L’albero del banano, originario del Sudest asiatico tropicale, è stato una delle piante che più hanno viaggiato a bordo delle navi delle potenze coloniali e dei trafficanti di schiavi, conquistando un ruolo importante in Africa e, soprattutto, in America Centrale e nelle regioni settentrionali del Sudamerica. La banana era preziosa perché considerata un ottimo alimento per gli schiavi, anche nella sua versione “da cottura”, il platano. Ma la vera fortuna di questo frutto iniziò nei primi anni del ‘900, quando i medici statunitensi cominciarono a consigliare alle mamme di far mangiare banane ai figli, in virtù dell’abbondanza di potassio e di altri nutrienti di qualità. La crescita della domanda internazionale trasformò il banano in un albero da piantagione, a discapito di vaste porzioni di foreste tropicali abbattute per coltivare il frutto dorato. Questa espansione, che in breve avrebbe fatto diventare la banana il frutto più diffuso al mondo, fu gestita per decenni in regime di quasi monopolio dalla statunitense United Fruit Company, oggi nota come Chiquita.

L’azienda divenne una forza economica, politica e perfino militare in Paesi come Guatemala, Costa Rica, Honduras, Panama. Dettava legge, otteneva privilegi, nominava i governanti e, quando alle elezioni vinceva qualcuno che potesse intaccare i suoi interessi, lo rovesciava: ad esempio, accadde in Guatemala con il socialista Jacobo Árbenz Guzmán, spodestato nel 1954 da un colpo di Stato e sostituito da una dittatura. I Paesi vittime della “piovra verde”, come era conosciuta la United Fruit, divennero così i “Paesi delle banane”. L’odierno business globale delle banane è miliardario: si contano circa 20 milioni di tonnellate all’anno di prodotto destinato all’export da diverse imprese, oltre a 90 milioni di tonnellate consumate nei mercati interni dei Paesi tropicali e subtropicali. Ma c’è un punto molto debole, ed è la stessa genetica delle piante, che non hanno semi e si riproducono in modo asessuato. E cioè grazie alla mano dell’uomo, che taglia un pezzo di radice e lo pianta.
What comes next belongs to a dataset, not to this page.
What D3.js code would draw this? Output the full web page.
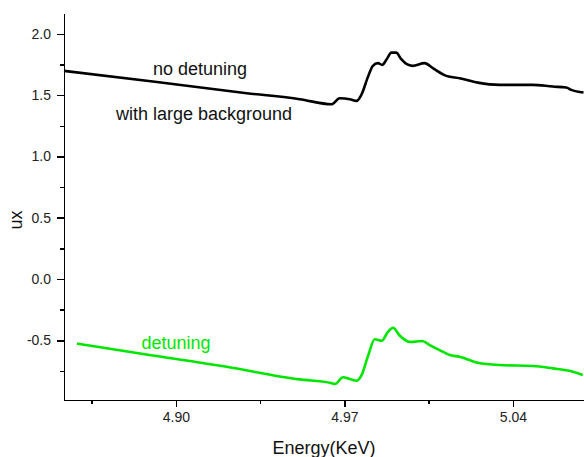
<!DOCTYPE html>
<html>
<head>
<meta charset="utf-8">
<script src="https://d3js.org/d3.v7.min.js"></script>
<style>
  body { margin: 0; background: #fff; }
  svg text { font-family: "Liberation Sans", Arial, sans-serif; }
  .axis path, .axis line { stroke: #000; stroke-width: 1.5; shape-rendering: crispEdges; }
  .axis text { font-size: 14px; fill: #222; }
</style>
</head>
<body>
<div id="chart"></div>
<script>
// no detuning (black)
var energyBlack = [4.8535, 4.8904, 4.9294, 4.9514, 4.9646, 4.9680, 4.9722, 4.9750, 4.9770, 4.9798,
  4.9818, 4.9839, 4.9857, 4.9874, 4.9895, 4.9915, 4.9936, 4.9957, 4.9983, 5.0033,
  5.0067, 5.0123, 5.0178, 5.0254, 5.0344, 5.0482, 5.0565, 5.0621, 5.0642, 5.0693];
var uxBlack = [1.698, 1.611, 1.516, 1.467, 1.426, 1.474, 1.467, 1.453, 1.502, 1.651,
  1.739, 1.761, 1.747, 1.788, 1.847, 1.847, 1.793, 1.755, 1.739, 1.761,
  1.720, 1.657, 1.638, 1.602, 1.584, 1.584, 1.570, 1.562, 1.543, 1.521];

// detuning (green)
var energyGreen = [4.8589, 4.8864, 4.9210, 4.9514, 4.9639, 4.9660, 4.9694, 4.9722, 4.9750, 4.9770,
  4.9798, 4.9826, 4.9855, 4.9881, 4.9902, 4.9929, 4.9974, 5.0023, 5.0054, 5.0095,
  5.0137, 5.0178, 5.0254, 5.0344, 5.0482, 5.0565, 5.0635, 5.0690];
var uxGreen = [-0.527, -0.612, -0.716, -0.819, -0.846, -0.857, -0.802, -0.816, -0.830, -0.788,
  -0.627, -0.491, -0.504, -0.430, -0.398, -0.461, -0.514, -0.506, -0.539, -0.580,
  -0.620, -0.634, -0.683, -0.702, -0.710, -0.729, -0.749, -0.784];

var xMajor = [4.90, 4.97, 5.04];
var xMinor = [4.865, 4.935, 5.005];
var yMajor = [-0.5, 0.0, 0.5, 1.0, 1.5, 2.0];
var yMinor = [-0.75, -0.25, 0.25, 0.75, 1.25, 1.75];

var width = 584, height = 457;
var margin = {left: 64, right: 584, top: 13, bottom: 400};

var svg = d3.select("#chart").append("svg")
  .attr("width", width)
  .attr("height", height);

var x = d3.scaleLinear().domain([4.8535, 5.0695]).range([margin.left, margin.right]);
var y = d3.scaleLinear().domain([-0.987, 2.17]).range([margin.bottom, margin.top]);

// axes
svg.append("g")
  .attr("class", "axis")
  .attr("transform", "translate(0," + margin.bottom + ")")
  .call(d3.axisBottom(x).tickValues(xMajor).tickSize(7).tickSizeOuter(0).tickPadding(5)
    .tickFormat(function(d) { return d.toFixed(2); }));
svg.append("g")
  .attr("class", "axis")
  .attr("transform", "translate(0," + margin.bottom + ")")
  .call(d3.axisBottom(x).tickValues(xMinor).tickSize(4).tickSizeOuter(0).tickFormat(""))
  .select(".domain").remove();

svg.append("g")
  .attr("class", "axis")
  .attr("transform", "translate(" + margin.left + ",0)")
  .call(d3.axisLeft(y).tickValues(yMajor).tickSize(7).tickSizeOuter(0).tickPadding(6)
    .tickFormat(function(d) { return d.toFixed(1); }));
svg.append("g")
  .attr("class", "axis")
  .attr("transform", "translate(" + margin.left + ",0)")
  .call(d3.axisLeft(y).tickValues(yMinor).tickSize(4).tickSizeOuter(0).tickFormat(""))
  .select(".domain").remove();

// axis titles
svg.append("text")
  .attr("x", 324).attr("y", 454)
  .attr("text-anchor", "middle")
  .style("font-size", "18px").attr("fill", "#111")
  .text("Energy(KeV)");
svg.append("text")
  .attr("transform", "translate(22,220)rotate(-90)")
  .attr("text-anchor", "middle")
  .style("font-size", "18px").attr("fill", "#111")
  .text("ux");

// lines
var line = d3.line()
  .x(function(d) { return x(d[0]); })
  .y(function(d) { return y(d[1]); })
  .curve(d3.curveMonotoneX);

svg.append("path")
  .datum(d3.zip(energyBlack, uxBlack))
  .attr("fill", "none")
  .attr("stroke", "#000")
  .attr("stroke-width", 2.6)
  .attr("stroke-linejoin", "round")
  .attr("d", line);

svg.append("path")
  .datum(d3.zip(energyGreen, uxGreen))
  .attr("fill", "none")
  .attr("stroke", "#00e600")
  .attr("stroke-width", 2.6)
  .attr("stroke-linejoin", "round")
  .attr("d", line);

// annotations
svg.append("text")
  .attr("x", 200).attr("y", 75)
  .attr("text-anchor", "middle")
  .style("font-size", "18px").attr("fill", "#111")
  .text("no detuning");
svg.append("text")
  .attr("x", 204).attr("y", 120)
  .attr("text-anchor", "middle")
  .style("font-size", "18px").attr("fill", "#111")
  .text("with large background");
svg.append("text")
  .attr("x", 176).attr("y", 349)
  .attr("text-anchor", "middle")
  .style("font-size", "18px").attr("fill", "#00e600")
  .text("detuning");
</script>
</body>
</html>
Perciò tutte le piante di banane sono geneticamente uguali ed esposte al rischio di essere colpite in massa da patogeni come il fungo Fusarium oxysporum, che fece sparire la varietà Gros Michel da tutto il mondo attorno a metà degli anni ‘60. Era la cosiddetta “malattia di Panama”. Da allora il mercato mondiale è stato dominato dalla specie Cavendish, resistente a quel fungo. Ma la specie Cavendish oggi si rivela altrettanto debole di fronte a un’altra varietà del Fusarium oxysporum, individuata in Australia a fine anni ‘90: dal 2010 il “nuovo” fungo si è diffuso in Vietnam, Taiwan e Mozambico causando un’epidemia nota come “Tropical Race4”. Attualmente in Mozambico, uno dei grandi produttori africani di banane (circa 800mila tonnellate all’anno), risulta presente ovunque. Si preannuncia dunque una nuova crisi per il settore.

Questa seconda grande crisi destinata a colpire il frutto più venduto nel mondo racconta diverse cose sulla globalizzazione, di ieri e di oggi. La coltivazione a dismisura, a discapito delle foreste, di una pianta fragile, modificata e ibridata nel tempo dall’uomo; una pianta divenuta fondamentale per le esportazioni di interi Paesi e fonte di lavoro per milioni di persone, ma di vero guadagno solo per poche imprese multinazionali.

È il paradosso del primo vero frutto globale, insieme all’ananas, tra l’altro commercializzato dalle stesse compagnie. Perché la globalizzazione omologa il gusto e i consumi: e quando ciò avviene con successo, come con le banane, allora non importa quale prezzo si debba pagare per offrirle sul mercato. Ma poi c’è da fare i conti con la natura, e con i funghi: a meno che non si finisca, come già si sta ipotizzando, a produrre solo banane OGM. Mettendo la scienza al servizio non dell’alimentazione umana, ma di un modello produttivo che nuoce all’equilibrio ambientale e, alla fine, anche alla sicurezza alimentare del genere umano.